L’ occasione però mi è servita per ribadire in me la convinzione che, per quanto riguardi l’ autismo, ancora nel nostro Paese più che l’evidenza scientifica prevalga la supercazzola. Prima che io prendessi la parola sono stato avvicinato dalla madre di un bambino di tre anni, la donna voleva condividere con me qualche sua perplessità.
Il bambino le sembrava avesse qualche piccola irregolarità nel linguaggio e nella relazione, la madre giustamente aveva iniziato a farlo vedere da qualche “esperto”, per capire se mai quei comportamenti potessero essere considerati come dei possibili “campanelli d’ allarme”.

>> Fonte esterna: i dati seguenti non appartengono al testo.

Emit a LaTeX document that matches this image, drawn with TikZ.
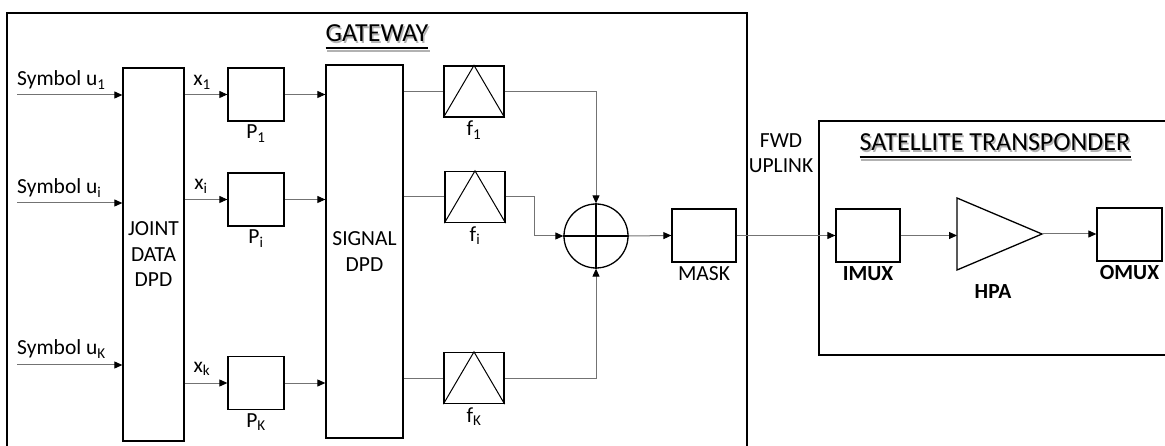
\documentclass[tikz,border=0pt]{standalone}
\usepackage{fontspec}
\setmainfont{Carlito}
\usetikzlibrary{arrows.meta,calc}

\begin{document}
\begin{tikzpicture}[x=1pt,y=-1pt,
  every node/.style={font=\fontsize{21.5}{25.5}\selectfont},
  blk/.style={draw,line width=1.3pt,inner sep=0pt,align=center},
  pbox/.style={blk,minimum width=56pt,minimum height=53pt},
  fbox/.style={blk,minimum width=60pt,minimum height=51pt},
  sbox/.style={blk,minimum width=64pt,minimum height=53pt},
  conn/.style={draw=black!55,line width=1pt,-{Triangle[length=8pt,width=7pt,color=black]}},
  wire/.style={draw=black!55,line width=1pt},
  title/.style={font=\fontsize{26}{30}\selectfont,inner sep=0pt,anchor=base}]
\useasboundingbox (0,0) rectangle (1165,446);

% frames
\draw[line width=1.3pt] (7,450) |- (747,13) -- (747,450);
\draw[line width=1.3pt] (819,121) rectangle (1175,355);

% titles
\node[title,text=black!30] (gws) at (378.5,43.5) {GATEWAY};
\draw[line width=2pt,black!30] ([yshift=-7.5pt]gws.base west) -- ([yshift=-7.5pt]gws.base east);
\node[title] (gw) at (377,42) {GATEWAY};
\draw[line width=2pt] ([yshift=-6pt]gw.base west) -- ([yshift=-6pt]gw.base east);
\node[title,text=black!30] (sts) at (996.5,152.5) {SATELLITE TRANSPONDER};
\draw[line width=2pt,black!30] ([yshift=-7.5pt]sts.base west) -- ([yshift=-7.5pt]sts.base east);
\node[title] (st) at (995,151) {SATELLITE TRANSPONDER};
\draw[line width=2pt] ([yshift=-6pt]st.base west) -- ([yshift=-6pt]st.base east);

% gateway blocks
\node[blk,minimum width=61pt,minimum height=373pt] (jdpd) at (153.5,254.5) {JOINT\\DATA\\DPD};
\node[blk,minimum width=77pt,minimum height=373pt] (sdpd) at (364.5,251.5) {SIGNAL\\DPD};

\node[pbox,label={below:P\textsubscript{1}}] (p1) at (256,94.5) {};
\node[pbox,label={below:P\textsubscript{i}}] (pi) at (256,199.5) {};
\node[pbox,label={below:P\textsubscript{K}}] (pk) at (256,383) {};

\node[fbox,label={below:f\textsubscript{1}}] (f1) at (474,91.5) {};
\node[fbox,label={below:f\textsubscript{i}}] (fi) at (475,197) {};
\node[fbox,label={below:f\textsubscript{K}}] (fk) at (474,378) {};
\foreach \f in {f1,fi,fk}
  \draw[line width=1pt] (\f.south west) -- (\f.north) -- (\f.south east);

\node[draw,circle,line width=1.3pt,minimum size=64pt,inner sep=0pt] (sum) at (596,236) {};
\draw[line width=1.3pt] (sum.north) -- (sum.south) (sum.west) -- (sum.east);

\node[sbox,label={below:MASK}] (mask) at (704,235.5) {};

% inputs
\coordinate (u1) at (17,95);
\coordinate (ui) at (17,203);
\coordinate (uk) at (17,365);
\node[anchor=base west,inner sep=0pt] (lu1) at (17,86) {Symbol u\textsubscript{1}};
\node[anchor=base west,inner sep=0pt] (lui) at (17,194) {Symbol u\textsubscript{i}};
\node[anchor=base west,inner sep=0pt] (luk) at (17,355) {Symbol u\textsubscript{K}};
\draw[conn] (u1) -- (u1 -| jdpd.west);
\draw[conn] (ui) -- (ui -| jdpd.west);
\draw[conn] (uk) -- (uk -| jdpd.west);

% joint dpd to precoders
\node[anchor=base,inner sep=0pt] (lx1) at (202,86) {x\textsubscript{1}};
\node[anchor=base,inner sep=0pt] (lxi) at (201,190) {x\textsubscript{i}};
\node[anchor=base,inner sep=0pt] (lxk) at (202,372) {x\textsubscript{k}};
\draw[conn] (p1.west -| jdpd.east) -- (p1.west);
\draw[conn] (pi.west -| jdpd.east) -- (pi.west);
\draw[conn] (pk.west -| jdpd.east) -- (pk.west);

\draw[conn] (p1.east) -- (p1.east -| sdpd.west);
\draw[conn] (pi.east) -- (pi.east -| sdpd.west);
\draw[conn] (pk.east) -- (pk.east -| sdpd.west);

\draw[wire] (f1.west -| sdpd.east) -- (f1.west);
\draw[wire] (fi.west -| sdpd.east) -- (fi.west);
\draw[wire] (fk.west -| sdpd.east) -- (fk.west);

% combiner
\draw[conn] (f1.east) -| (sum.north);
\draw[conn] (fi.east) -- ++(29,0) |- (sum.west);
\draw[conn] (fk.east) -| (sum.south);
\draw[conn] (sum.east) -- (mask.west);

\node[align=center] (fwd) at (781,153) {FWD\\UPLINK};

% transponder
\node[sbox,label={below:\textbf{IMUX}}] (imux) at (868,235.5) {};
\node[sbox,minimum width=65pt,label={below:\textbf{OMUX}}] (omux) at (1129.5,234.5) {};
\coordinate (hpaA) at (957,198);
\coordinate (hpaB) at (957,270);
\coordinate (hpaC) at (1042,234);
\draw[line width=1.3pt] (hpaA) -- (hpaC) -- (hpaB) -- cycle;
\node (hpa) at (993,292) {\textbf{HPA}};

\draw[conn] (mask.east) -- (imux.west);
\draw[conn] (imux.east) -- (imux.east -| hpaA);
\draw[conn] (hpaC) -- (hpaC -| omux.west);
\end{tikzpicture}
\end{document}
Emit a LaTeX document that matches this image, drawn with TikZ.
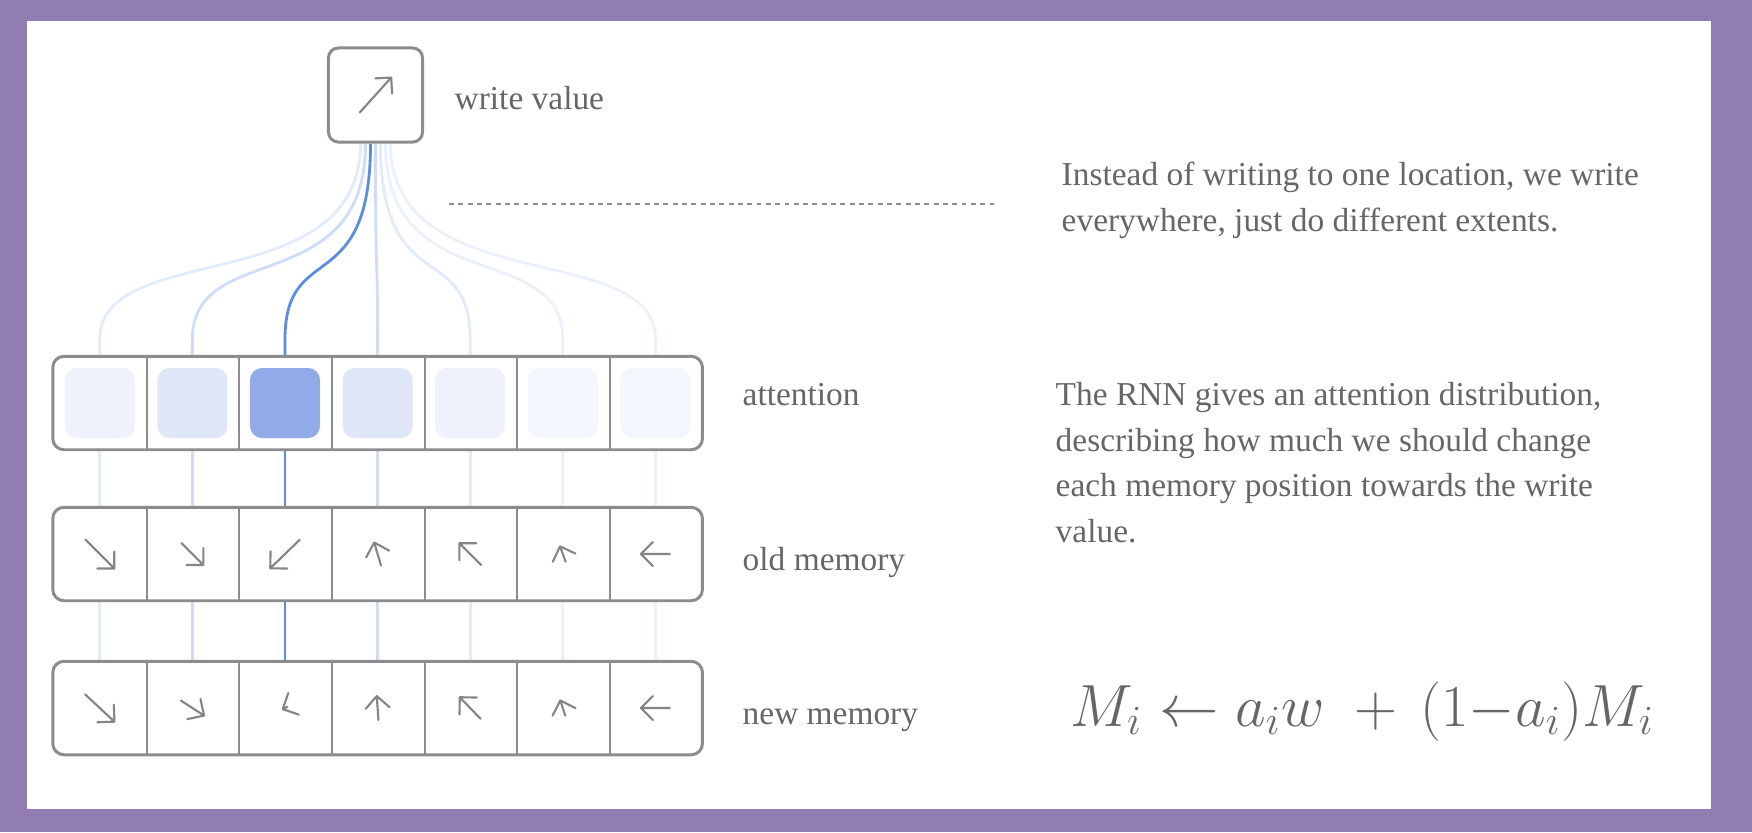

Si era quindi rivolta a un primo centro specializzato nell’importante città del nord Italia dove lei abita. La terapia che le era stata prescritta ha veramente dell’ incredibile, ma vale la pena di riferirla per segnalare l’ evoluzione della classica supercazzola sulle mamme frigorifero, che naturalmente non può più essere riproposta nella sua versione originale e quindi, come ogni mito che si rispetti, si è nel tempo evoluta.
La diagnosi di base restava quella di sempre: il bambino non parlava e era “strano” perché la madre era molto occupata fuori casa per il suo lavoro. Lo straordinario elemento generato dalla mitopoiesi fantautistica consisteva però nella terapia suggerita per ovviare a questa assenza di madre (di padre forcluso non mi ha parlato, ma avevo poco tempo…).
Alla madre fu prescritto innanzitutto di cambiare rossetto…Ne avrebbe dovuto usare da quel momento in poi un tipo con tonalità di rosso molto più acceso, indispensabile per essere notata dal bimbo, che sembrava mostrare indifferenza al fatto che lei ci fosse o meno.
Il vero colpo di teatro però fu la raccomandazione di indossare per più tempo possibile un naso rosso da clown, quelli di plastica che usano gli animatori delle festicciole di compleanno.
La signora solerte mise in pratica le prescrizioni. Naturalmente non cambiò nulla e quel bambino continuava a non parlare. Una sera lei si guardò allo specchio con quel naso da pagliaccio, che portava sempre in borsetta, e decise di cambiare specialista.
Il successivo consulto fu presso un centro specializzato in neuropsichiatria infantile in un arcinoto ospedale, sempre nella stessa metropoli del nord Italia. Questa volta furono meno drastici…Il bimbo non parla? Ha quasi tre anni? Potrebbe essere timido, meglio aspettare ancora un po’…Nel frattempo il consiglio è prendere dei farmaci omeopatici,che pare siano molto efficaci.
Ho dato alla madre il telefono di una persona seria, spero ne faccia buon uso.